Most Prague tap water will soon be going through a granular activated carbon filter
Published on by Water Network Research, Official research team of The Water Network in Technology
A new filtration system at the Želivka Water Treatment Plant should improve Prague's drinking water
Some Prague residents will be drinking water purified by a granular activated carbon filter system. The system should be operational in two years.
The Švihov reservoir on the Želivka river is the Czech Republic’s single largest source of drinking water, with some 1.3 million people in Prague, Central Bohemia, and Vysočany depending on it.
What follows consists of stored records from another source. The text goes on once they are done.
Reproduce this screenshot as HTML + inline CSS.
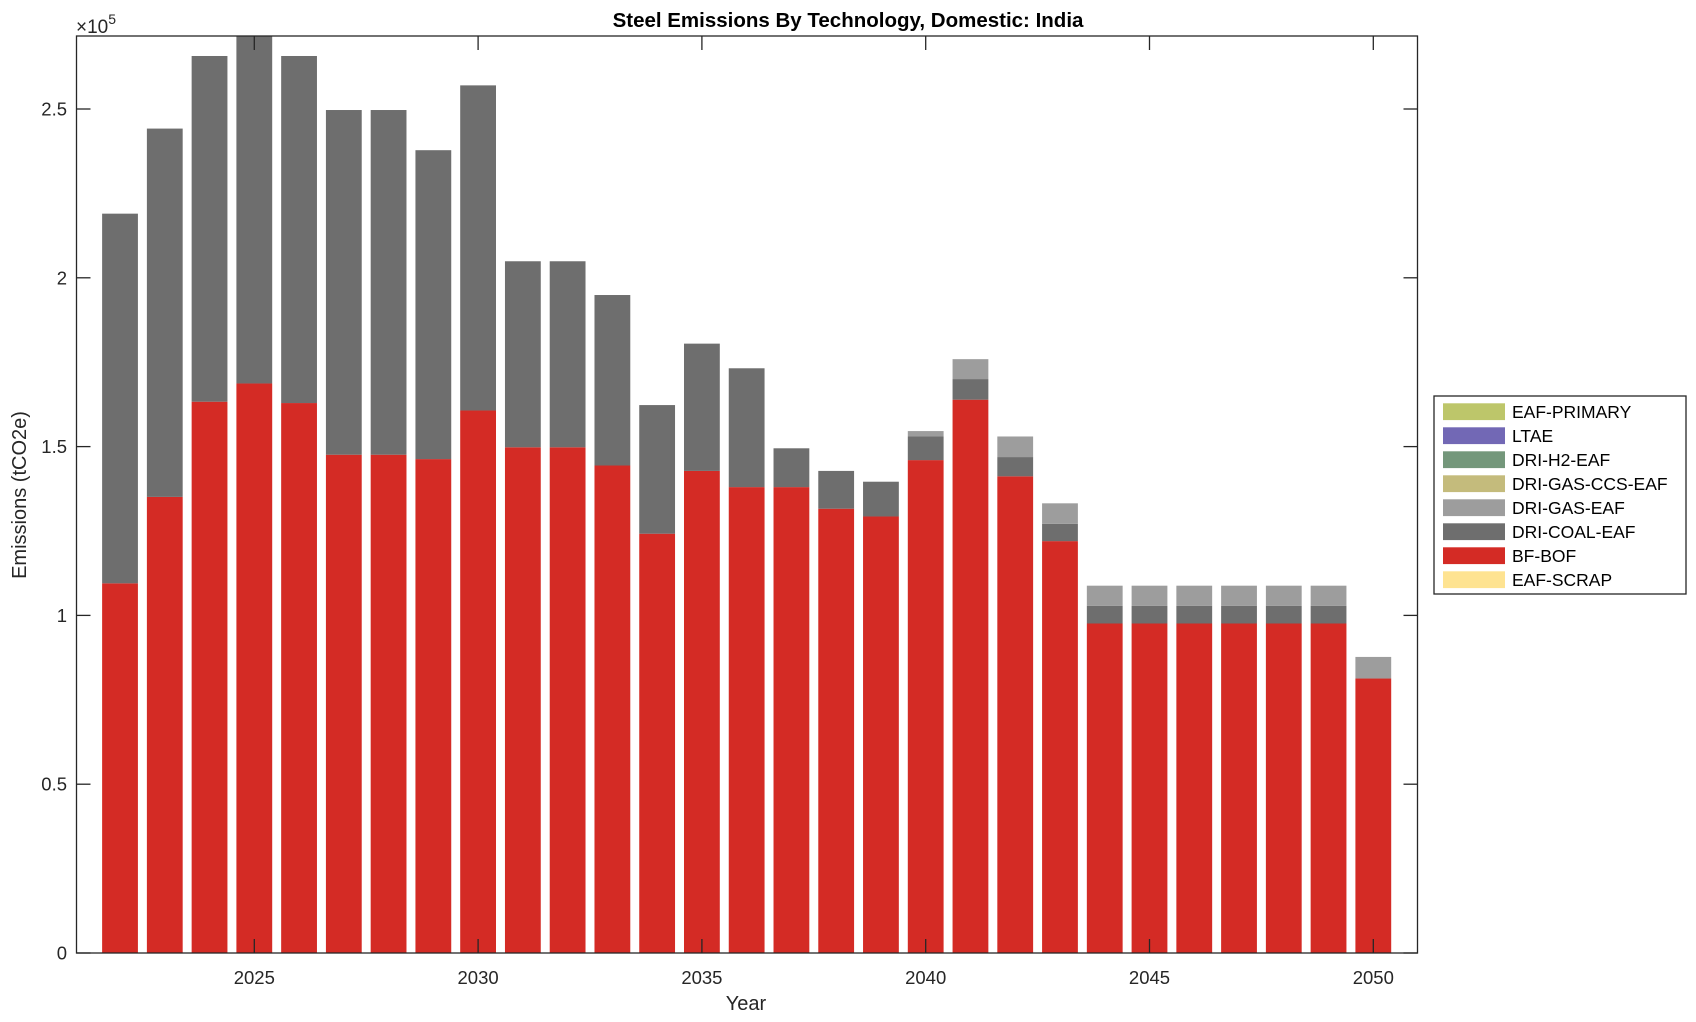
<!DOCTYPE html>
<html><head><meta charset="utf-8"><style>
html,body{margin:0;padding:0;background:#fff;width:1696px;height:1022px;overflow:hidden}
svg{display:block;font-family:"Liberation Sans",Arial,sans-serif}
</style></head><body>
<svg id="s" width="1696" height="1022" xmlns="http://www.w3.org/2000/svg">
<rect width="1696" height="1022" fill="#fff"/>
<g id="bars"></g>
<rect x="76.5" y="36" width="1341" height="917" fill="none" stroke="#262626" stroke-width="1.3"/>
<g id="ticks" stroke="#262626" stroke-width="1.3"></g>
<g id="labels" font-size="18.5" fill="#262626"></g>
<text x="848" y="27" text-anchor="middle" font-size="20.5" font-weight="bold" fill="#000">Steel Emissions By Technology, Domestic: India</text>
<text x="76" y="33" font-size="19" fill="#262626">×10<tspan dy="-9" font-size="14">5</tspan></text>
<text x="746" y="1010" text-anchor="middle" font-size="20" fill="#262626">Year</text>
<text transform="translate(26,495) rotate(-90)" text-anchor="middle" font-size="20" fill="#262626">Emissions (tCO2e)</text>
<rect x="1434" y="396" width="252" height="198" fill="#fff" stroke="#262626" stroke-width="1.3"/>
<g id="leg" font-size="17.5" fill="#000"></g>
</svg>
<script>
var NS="http://www.w3.org/2000/svg";
function el(p,t,a,txt){var e=document.createElementNS(NS,t);for(var k in a)e.setAttribute(k,a[k]);if(txt!=null)e.textContent=txt;p.appendChild(e);return e;}
var X=function(y){return 254.3+(y-2025)*44.76;};
var Y=function(v){return 953-v*337.6;};
var data=[
[2022,1.095,2.19,0],[2023,1.351,2.442,0],[2024,1.633,2.657,0],[2025,1.687,2.716,0],
[2026,1.629,2.657,0],[2027,1.476,2.497,0],[2028,1.476,2.497,0],[2029,1.463,2.378,0],
[2030,1.607,2.570,0],[2031,1.498,2.049,0],[2032,1.498,2.049,0],[2033,1.444,1.949,0],
[2034,1.242,1.623,0],[2035,1.428,1.805,0],[2036,1.380,1.732,0],[2037,1.380,1.495,0],
[2038,1.316,1.428,0],[2039,1.293,1.396,0],[2040,1.460,1.530,1.546],[2041,1.639,1.700,1.759],
[2042,1.412,1.469,1.530],[2043,1.220,1.271,1.332],[2044,0.976,1.028,1.088],[2045,0.976,1.028,1.088],
[2046,0.976,1.028,1.088],[2047,0.976,1.028,1.088],[2048,0.976,1.028,1.088],[2049,0.976,1.028,1.088],
[2050,0.813,0.813,0.877]];
var b=document.getElementById('bars');
data.forEach(function(d){
 var x=X(d[0])-17.9,w=35.8;
 el(b,'rect',{x:x,y:Y(d[1]),width:w,height:Y(0)-Y(d[1]),fill:'#d42b25'});
 if(d[2]>d[1])el(b,'rect',{x:x,y:Y(d[2]),width:w,height:Y(d[1])-Y(d[2]),fill:'#6e6e6e'});
 var top=Math.max(d[1],d[2]);
 if(d[3]>top)el(b,'rect',{x:x,y:Y(d[3]),width:w,height:Y(top)-Y(d[3]),fill:'#9d9d9d'});
});
var t=document.getElementById('ticks'),l=document.getElementById('labels');
[2025,2030,2035,2040,2045,2050].forEach(function(y){var x=X(y);
 el(t,'line',{x1:x,x2:x,y1:953,y2:939});el(t,'line',{x1:x,x2:x,y1:36,y2:50});
 el(l,'text',{x:x,y:984,'text-anchor':'middle'},String(y));});
[0,0.5,1,1.5,2,2.5].forEach(function(v){var y=Y(v);
 el(t,'line',{x1:76.5,x2:90.5,y1:y,y2:y});el(t,'line',{x1:1417.5,x2:1403.5,y1:y,y2:y});
 el(l,'text',{x:67,y:y+6.5,'text-anchor':'end'},String(v));});
var leg=[['EAF-PRIMARY','#bdc66a'],['LTAE','#7268b5'],['DRI-H2-EAF','#74977b'],['DRI-GAS-CCS-EAF','#c4bb7c'],
['DRI-GAS-EAF','#9d9d9d'],['DRI-COAL-EAF','#6e6e6e'],['BF-BOF','#d42b25'],['EAF-SCRAP','#fee391']];
var g=document.getElementById('leg');
leg.forEach(function(it,i){var cy=411.7+i*24;
 el(g,'rect',{x:1443,y:cy-8.4,width:62,height:16.8,fill:it[1]});
 el(g,'text',{x:1512,y:cy+6.2},it[0]);});
</script>
</body></html>
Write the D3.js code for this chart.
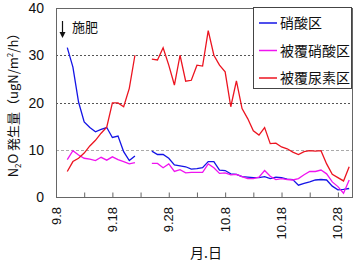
<!DOCTYPE html>
<html>
<head>
<meta charset="utf-8">
<script src="https://cdn.jsdelivr.net/npm/d3@7"></script>
<style>
  body { margin: 0; background: #fff; }
  text { font-family: "Liberation Sans", "Noto Sans CJK JP", sans-serif; fill: #111; }
  .jp { font-family: "Noto Sans CJK JP", sans-serif; }
</style>
</head>
<body>
<div id="chart"></div>
<script>
// days after 9.8 (day 2 = 9.10 ... day 52 = 10.30), nulls = no measurement
var days = d3.range(2, 53);
var tickDays = [0, 10, 20, 30, 40, 50];
var tickLabels = ["9.8", "9.18", "9.28", "10.8", "10.18", "10.28"];
var yTicks = [0, 10, 20, 30, 40];

var nitrate = [31.6, 27.5, 20.1, 15.9, 14.7, 13.8, 14.3, 14.7, 12.6, 12.9, 9.6, 7.7, 8.7,
  null, null,
  9.7, 9.0, 9.0, 8.2, 6.8, 6.6, 6.4, 5.9, 6.0, 6.2, 7.5, 7.5, 5.7, 5.6, 4.9, 4.8, 4.3, 4.2,
  4.1, 4.1, 4.3, 3.9, 4.2, 4.1, 3.8, 3.7, 2.5, 2.9, 3.2, 3.6, 3.7, 3.6, 2.3, 1.5, 1.6, 1.8];
var coatedNitrate = [7.9, 9.8, 8.9, 8.2, 8.0, 7.7, 8.4, 7.8, 8.5, 7.9, 7.5, 7.0, 7.3,
  null, null,
  7.1, 7.1, 6.2, 7.0, 5.4, 5.8, 5.1, 5.2, 5.2, 5.2, 7.0, 6.2, 5.0, 5.1, 4.7, 4.8, 4.3, 3.9,
  3.9, 4.2, 5.6, 4.4, 3.7, 3.9, 3.7, 3.6, 3.9, 4.7, 5.4, 5.4, 5.7, 4.9, 3.2, 2.2, 0.8, 3.6];
var coatedUrea = [5.4, 7.5, 8.2, 9.3, 10.8, 12.0, 13.5, 14.8, 19.9, 19.9, 19.1, 23.0, 30.0,
  null, null,
  29.2, 29.0, 31.6, 27.9, 23.7, 30.0, 24.5, 24.7, 27.9, 27.7, 35.2, 30.0, 27.9, 26.5, 19.1, 24.6, 18.7,
  16.6, 14.0, 13.1, 14.7, 11.3, 11.4, 10.6, 10.2, 9.5, 9.0, 9.6, 9.8, 9.7, 9.8, 7.0, 4.8, 4.1, 3.4, 6.4];

var seriesNames = ["硝酸区", "被覆硝酸区", "被覆尿素区"];
var seriesColors = ["#1414e6", "#f014f0", "#ec1420"];
var seriesValues = [nitrate, coatedNitrate, coatedUrea];

var width = 360, height = 262;
var margin = {left: 56, right: 8, top: 8, bottom: 65};

var svg = d3.select("#chart").append("svg")
  .attr("width", width)
  .attr("height", height);

var x = d3.scaleLinear().domain([0, 52.5]).range([margin.left, width - margin.right]);
var y = d3.scaleLinear().domain([0, 40]).range([height - margin.bottom, margin.top]);

// grid lines
svg.selectAll(".grid").data([10, 20, 30]).enter().append("line")
  .attr("x1", x(0)).attr("x2", x(52.5))
  .attr("y1", function(d) { return Math.round(y(d)) + 0.5; })
  .attr("y2", function(d) { return Math.round(y(d)) + 0.5; })
  .attr("stroke", function(d) { return d == 10 ? "#aaa" : "#555"; })
  .attr("stroke-dasharray", function(d) { return d == 10 ? "3,2" : "2,2"; });

// frame
svg.append("rect")
  .attr("x", x(0) + 0.5).attr("y", y(40) + 0.5)
  .attr("width", x(52.5) - x(0)).attr("height", y(0) - y(40))
  .attr("fill", "none").attr("stroke", "#666");

// y axis labels
svg.selectAll(".ylab").data(yTicks).enter().append("text")
  .attr("x", 44).attr("y", function(d) { return y(d) + 5; })
  .attr("text-anchor", "end").attr("font-size", 14)
  .text(function(d) { return d; });

// x axis ticks (inside) and labels
var xAxis = d3.axisBottom(x)
  .tickValues(d3.range(5, 51, 5))
  .tickSize(-5)
  .tickFormat("");
svg.append("g")
  .attr("transform", "translate(0," + (Math.round(y(0)) + 0.5) + ")")
  .call(xAxis)
  .call(function(g) { g.select(".domain").remove(); })
  .selectAll("line").attr("stroke", "#666");

svg.selectAll(".xlab").data(tickDays).enter().append("text")
  .attr("transform", function(d) { return "translate(" + (x(d) + 4.5) + ",207) rotate(-90)"; })
  .attr("text-anchor", "end").attr("font-size", 13)
  .text(function(d, i) { return tickLabels[i]; });

// lines
var line = d3.line()
  .defined(function(d) { return d.v != null; })
  .x(function(d) { return x(d.day); })
  .y(function(d) { return y(d.v); });

seriesValues.forEach(function(vals, i) {
  var pts = days.map(function(day, j) { return {day: day, v: vals[j]}; });
  svg.append("path")
    .datum(pts)
    .attr("d", line)
    .attr("fill", "none")
    .attr("stroke", seriesColors[i])
    .attr("stroke-width", 1.3);
});

// fertilizer arrow
svg.append("line")
  .attr("x1", 62.5).attr("x2", 62.5).attr("y1", 21).attr("y2", 36)
  .attr("stroke", "#111").attr("stroke-width", 1.2);
svg.append("path")
  .attr("d", "M59.5,32 L62.5,38 L65.5,32 Z")
  .attr("fill", "#111");
svg.append("text").attr("class", "jp")
  .attr("x", 72).attr("y", 32).attr("font-size", 13)
  .text("施肥");

// legend
var lg = svg.append("g");
lg.append("rect")
  .attr("x", 253.5).attr("y", 7.5).attr("width", 98).attr("height", 81)
  .attr("fill", "#fff").attr("stroke", "#444");
seriesNames.forEach(function(name, i) {
  var ly = 23 + i * 27.5;
  lg.append("line")
    .attr("x1", 259).attr("x2", 277).attr("y1", ly).attr("y2", ly)
    .attr("stroke", seriesColors[i]).attr("stroke-width", 1.5);
  lg.append("text").attr("class", "jp")
    .attr("x", 280).attr("y", ly + 5).attr("font-size", 14)
    .text(name);
});

// y axis title
var yt = svg.append("text").attr("class", "jp")
  .attr("transform", "translate(18,102) rotate(-90)")
  .attr("text-anchor", "middle").attr("font-size", 13);
yt.append("tspan").text("N");
yt.append("tspan").attr("font-size", 8).attr("dy", 3).text("2");
yt.append("tspan").attr("dy", -3).text("O 発生量（ugN/m");
yt.append("tspan").attr("font-size", 8).attr("dy", -5).text("2");
yt.append("tspan").attr("dy", 5).text("/h）");

// x axis title
svg.append("text").attr("class", "jp")
  .attr("x", 190).attr("y", 258).attr("font-size", 14)
  .text("月.日");
</script>
</body>
</html>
While the water quality from the Želivka Water Treatment Plant is already good, the long-term plan is to make it even better by using modern technology that is becoming common in treatment plants throughout Europe.
Construction on a purification hall at the Želivka water treatment plant started a year ago. Trial operation is to start ar the beginning of 2021 and full use is expected from January 1, 2022, according to daily Pražský deník.
The system is similar to carbon water filters many people use at home, except on a much larger scale.
Želivka river. via JirkaSv / Wikimedia Commons
The filtration hall will have 16 filters, reaching 1.7 meters and holding 2,700 cubic meters of granular activated carbon. The cost of construction and installation is estimated at 1.2 billion CZK. Ongoing costs will be due to pumping water and renewing the filter.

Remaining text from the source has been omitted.